Jeff Dense, Professor of Political Science at Eastern Oregon University, and his POLS 316 Politics and Beer class, administered 748 on-site interviews at the event in downtown Portland between July 24 and 27, 2013.
The analysis utilized the IMPLAN (Impact Analysis for Planning) data and software package to estimate the economic impact of the Oregon Brewers Festival on Multnomah County.
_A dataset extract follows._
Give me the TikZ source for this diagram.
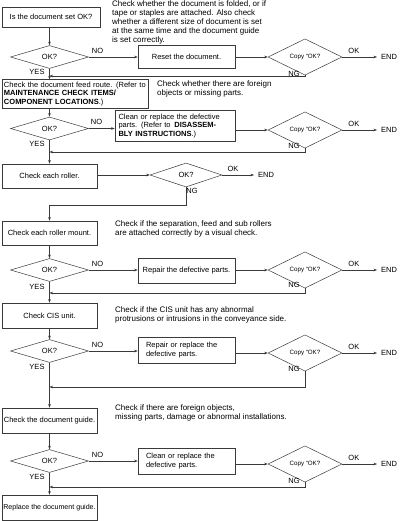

The 2013 OBF generated an estimated $21.9 million in direct and $9.3 million in indirect (additional input purchases made by local businesses) economic impact.
“The study highlights the significant economic impact of the Oregon Brewers Festival, and craft beer tourism, on the Portland economy,” Dense said.
Respondents were queried on demographic factors, along with estimates of OBF related expenditures in tourism-related categories, including transportation, lodging, meals, gasoline purchases, non-beer related recreation, beer purchased to take home, and expenditures at OBF.
Findings of the study include:
• A majority (52.5%) of OBF patrons were out-of-town visitors.
• Visitors from Washington, California and Canada comprised 27.1% of total OBF patrons.
• 40% of respondents were attending OBF for the first time.
• 36% of attendees were female, a 10% increase from 2012.
• 25% of OBF patrons were 50 years or older.
• The average out-of-town visitor spent $587.
• Lodging ($11.1 Million) accounted for the largest share of OBF expenditures.
• State and local government received $1.5 Million in indirect business taxes.
• Nearly half (45.9%) of OBF patrons utilized mass transit to attend the festival.
This was the third year of the study; 2011 estimated the estimated economic impact of the festival at $23.2 Million, and 2012 came in at $30 Million. A series of methodological adjustments in 2012, along with the full implementation of the IMPLAN software, provided a more robust and accurate estimate of the economic impact.